Sruti bersedia ikut serta karena ingin mengambil momentum untuk merangkul para penikmat industri pop. Menurut dia, jumlah penikmat industri pop ini lingkupnya lebih luas. Mereka juga tidak begitu saja bisa ditarik untuk menikmati seni tradisional.
”Perlu kemasan baru agar bentuk seni tradisi itu minimal mereka lirik. Setelah itu, siapa tahu mereka ingin tahu lebih jauh, lalu menikmatinya. Dengan cara itu, saya bisa sedikit memberi pengaruh. Mereka bisa melihat sinden yang masih bersanggul, berkebaya, cengkoknya pun asli, di tengah gaya yang populer,” ujar Sruti.
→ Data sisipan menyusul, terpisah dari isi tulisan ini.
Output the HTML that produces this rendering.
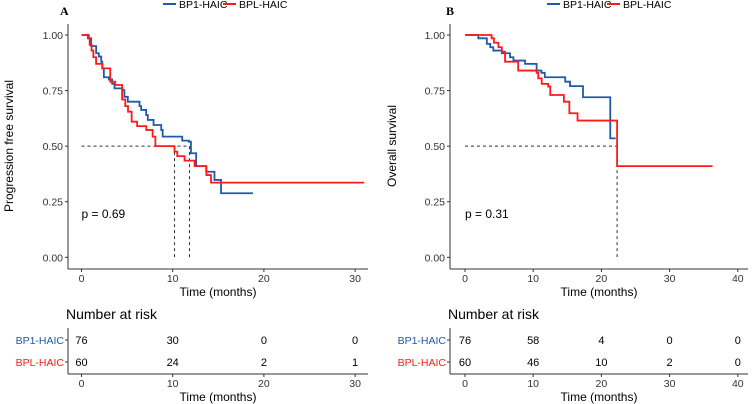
<!DOCTYPE html>
<html><head><meta charset="utf-8"><style>
html,body{margin:0;padding:0;background:#fff}
svg{display:block;font-family:"Liberation Sans",sans-serif}
</style></head><body>
<svg id="c" width="752" height="404" viewBox="0 0 752 404" xmlns="http://www.w3.org/2000/svg"></svg>
<script>
// Panel A data (time in months, survival probability)
const aBlueT=[0,0.8,1.06,1.61,1.9,2.16,2.27,2.45,3.0,3.36,3.62,4.5,4.7,5.08,6.36,6.54,7.09,7.27,7.9,8.74,8.9,11.04,11.77,12.0,12.57,13.67,14.58,15.3];
const aBlueS=[1,0.985,0.95,0.918,0.903,0.88,0.85,0.81,0.80,0.78,0.76,0.752,0.722,0.70,0.68,0.663,0.64,0.618,0.595,0.573,0.543,0.525,0.52,0.468,0.41,0.385,0.348,0.288];
const aBlueEnd=18.8;
const aRedT=[0,0.7,0.9,1.1,1.3,1.6,2.3,3.15,3.7,4.45,4.8,5.1,5.5,6.1,7.1,7.8,8.1,10.2,10.5,11.3,12.4,13.7,14.2];
const aRedS=[1,0.985,0.955,0.93,0.90,0.87,0.85,0.79,0.775,0.71,0.68,0.655,0.61,0.59,0.573,0.543,0.50,0.475,0.455,0.435,0.41,0.37,0.336];
const aRedEnd=31;
const aMedians=[10.2,11.84];
// Panel B data
const bBlueT=[0,1.95,3.2,3.7,4.15,5.4,6.6,7.1,8.8,10.5,11.2,11.7,14.7,15.4,17.3,21.3];
const bBlueS=[1,0.985,0.96,0.945,0.93,0.918,0.90,0.885,0.87,0.84,0.83,0.81,0.79,0.77,0.72,0.535];
const bBlueEnd=22.1;
const bRedT=[0,3.9,4.25,4.9,5.4,5.87,7.8,10.5,10.75,11.25,12.2,12.5,14.5,15.3,16.5,22.3];
const bRedS=[1,0.985,0.965,0.945,0.925,0.88,0.84,0.83,0.805,0.78,0.768,0.73,0.70,0.648,0.615,0.41];
const bRedEnd=36.3;
const bMedians=[22.3];
const yTicks=["0.00","0.25","0.50","0.75","1.00"];
const aXTicks=[0,10,20,30];
const bXTicks=[0,10,20,30,40];
const aRiskBlue=[76,30,0,0], aRiskRed=[60,24,2,1];
const bRiskBlue=[76,58,4,0,0], bRiskRed=[60,46,10,2,0];
const pvals=["p = 0.69","p = 0.31"];

const BLUE="#1f5aa6", RED="#ff1a1a";
const svg=document.getElementById('c');
const NS="http://www.w3.org/2000/svg";
function el(tag,attrs,parent){const e=document.createElementNS(NS,tag);for(const k in attrs)e.setAttribute(k,attrs[k]);(parent||svg).appendChild(e);return e;}
function txt(s,attrs,parent){const e=el('text',attrs,parent);e.textContent=s;return e;}

function panel(o){
  const g=el('g',{});
  
  
  const xs=t=>o.x0+t*o.px;
  const ys=s=>257.3-222.3*s;
  const L=txt(o.letter,{x:o.letterX,y:15,'font-family':'Liberation Serif, serif','font-weight':'bold','font-size':12},g);
  
  const lg=el('g',{},g);
  el('line',{x1:o.legX,y1:4,x2:o.legX+13,y2:4,stroke:BLUE,'stroke-width':2},lg);
  const t1=txt('BP1-HAIC',{x:o.legX+16,y:8,'font-size':10.5},lg);
  el('line',{x1:o.legX+60,y1:4,x2:o.legX+73,y2:4,stroke:RED,'stroke-width':2},lg);
  const t2=txt('BPL-HAIC',{x:o.legX+76,y:8,'font-size':10.5},lg);
  const ax=o.axisX;
  const ya=el('line',{x1:ax,y1:24,x2:ax,y2:269,stroke:'#333','stroke-width':1},g);
  
  const xa=el('line',{x1:ax,y1:269,x2:o.axisEnd,y2:269,stroke:'#333','stroke-width':1},g);
  
  yTicks.forEach(v=>{const y=ys(parseFloat(v));
    el('line',{x1:ax-3,y1:y,x2:ax,y2:y,stroke:'#333'},g);
    const t=txt(v,{x:ax-5,y:y+4,'font-size':10.5,'text-anchor':'end',fill:'#333'},g);
    });
  o.xt.forEach(v=>{const x=xs(v);
    el('line',{x1:x,y1:269,x2:x,y2:272,stroke:'#333'},g);
    const t=txt(String(v),{x:x,y:282,'font-size':10.5,'text-anchor':'middle',fill:'#333'},g);
    });
  const xt=txt('Time (months)',{x:(ax+o.axisEnd)/2,y:296,'font-size':12,'text-anchor':'middle'},g);
  
  const yt=txt(o.ylab,{x:0,y:0,'font-size':12,'text-anchor':'middle',transform:`translate(${o.ylabX},146) rotate(-90)`},g);
  
  const mx=Math.max(...o.med);
  const ml=el('line',{x1:xs(0),y1:ys(0.5),x2:xs(mx),y2:ys(0.5),stroke:'#333','stroke-dasharray':'3,3','stroke-width':1},g);
  
  o.med.forEach(m=>{const l=el('line',{x1:xs(m),y1:ys(0.5),x2:xs(m),y2:ys(0),stroke:'#333','stroke-dasharray':'3,3','stroke-width':1},g);
    });
  function curve(T,S,end,col,name){
    let d=`M${xs(T[0])},${ys(S[0])}`;
    for(let i=1;i<T.length;i++){d+=` H${xs(T[i])} V${ys(S[i])}`;}
    d+=` H${xs(end)}`;
    const p=el('path',{d:d,fill:'none',stroke:col,'stroke-width':1.8},g);
    
  }
  curve(o.bT,o.bS,o.bE,BLUE,'curve-bp1-haic');
  curve(o.rT,o.rS,o.rE,RED,'curve-bpl-haic');
  const pv=txt(o.p,{x:xs(0),y:218,'font-size':12},g);
  
  const nr=txt('Number at risk',{x:ax-2,y:319,'font-size':14},g);
  
  el('line',{x1:ax,y1:328,x2:ax,y2:374,stroke:'#333'},g);
  el('line',{x1:ax,y1:374,x2:o.axisEnd,y2:374,stroke:'#333'},g);
  [[ 'BP1-HAIC',BLUE,340,o.rb],['BPL-HAIC',RED,362,o.rr]].forEach(([n,c,y,arr])=>{
    el('line',{x1:ax-3,y1:y,x2:ax,y2:y,stroke:'#333'},g);
    const lt=txt(n,{x:ax-4,y:y+4,'font-size':10.5,'text-anchor':'end',fill:c},g);
    
    arr.forEach((v,i)=>{const t=txt(String(v),{x:xs(o.xt[i]),y:y+4,'font-size':11,'text-anchor':'middle'},g);
      });
  });
  o.xt.forEach(v=>{const x=xs(v);
    el('line',{x1:x,y1:374,x2:x,y2:377,stroke:'#333'},g);
    const t=txt(String(v),{x:x,y:387,'font-size':10.5,'text-anchor':'middle',fill:'#333'},g);
    });
  const xt2=txt('Time (months)',{x:(ax+o.axisEnd)/2,y:401,'font-size':12,'text-anchor':'middle'},g);
  
}
panel({name:'panel-a-pfs',letter:'A',letterX:60,legX:163,x0:81.5,px:9.12,axisX:68,axisEnd:368,ylab:'Progression free survival',ylabX:13,
  xt:aXTicks,bT:aBlueT,bS:aBlueS,bE:aBlueEnd,rT:aRedT,rS:aRedS,rE:aRedEnd,med:aMedians,p:pvals[0],rb:aRiskBlue,rr:aRiskRed});
panel({name:'panel-b-os',letter:'B',letterX:446,legX:547,x0:465,px:6.82,axisX:450,axisEnd:748,ylab:'Overall survival',ylabX:396,
  xt:bXTicks,bT:bBlueT,bS:bBlueS,bE:bBlueEnd,rT:bRedT,rS:bRedS,rE:bRedEnd,med:bMedians,p:pvals[1],rb:bRiskBlue,rr:bRiskRed});
</script>
</body></html>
Belum lama ini, Sruti juga merilis album berisi tembang-tembang karya Nartosabdo. Dia sengaja memilih karya yang kurang populer, seperti ”Ojo Ngece”, ”Dara Muluk”, dan ”Ngunda Layangan”. Tembang-tembang itu digarap dengan aransemen zaman now, berkolaborasi dengan pemain bas Bintang Indrianto.
Sebenarnya Sruti melihat minat anak-anak generasi sekarang terhadap seni tradisional cukup menggembirakan. Setidaknya itu yang dia lihat di Solo, kota tempat tinggalnya. Anak-anak muda itu memandang seni tradisional sebagai karya klasik yang agung dan bernilai tinggi, bukan sekadar sesuatu yang kuno dan tidak menarik.
”Namun, kita perlu memberi pilihan kepada mereka. Yang klasik tetap ada, tetapi kemasan kekinian pun ada. Kemasan kekinian itu ramah bagi telinga, rasa, dan emosi mereka. Dengan begitu, kemasan kekinian seni tradisional bisa menjadi jembatan,” katanya.
Sruti berharap langkah yang diambilnya ini bisa menjadi inspirasi bagi generasi sekarang untuk mengapresiasi budaya sendiri. Melalui sinden di Opera van Java dan album tembang Nartosabdo, dia ingin masyarakat dalam negeri menghargai budaya sendiri. ”PR (pekerjaan rumah) kita justru masyarakat kita sendiri,” katanya.